There’s no guarantee that today’s fixed networks can meet the demands of 5G, Li says. 5G promises low latency but has little to say on the topic of throughput. Low latency is meaningless if so many data packets move through the network that they cause continuous delays.

For example, people using VR goggles feel dizzy if the delay between when they look at something and when their screen refreshes is 20 milliseconds or more. If 5G delivers low enough latency to handle image capturing, framing, transmitting, displaying—everything needed for VR experiences—in 20 ms, that will leave only 5 to 7 ms to transport the data through the network in both directions, Li estimates. Most fixed networks simply don’t have a high-enough throughput to move all that data without requiring it to wait at switches and routers.

The next generation, 6G, will likely bring applications with even higher throughput requirements. Li says autonomous vehicles, massive machine-type communications, tactile Internet, and holographic communications are all on the table for the coming years.
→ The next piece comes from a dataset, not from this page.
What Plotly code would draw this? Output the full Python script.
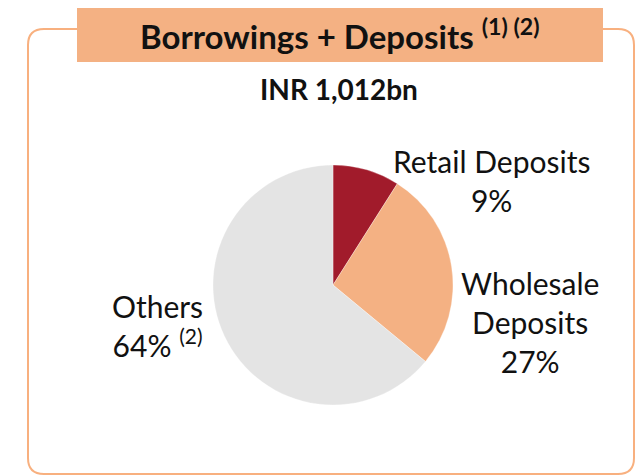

But the current fixed side won’t be able to withstand the coming surge. Li says the Network 2030 group isn’t going to play catch-up to 5G, nor does he want the group to think in terms of what 6G might be. Instead, he’s prepared to take a broad view of what future generations of communication technology will bring and what they might require of the network’s backbone. “Fixed networks that will be able to support 6G networks: That’s the key,” he says.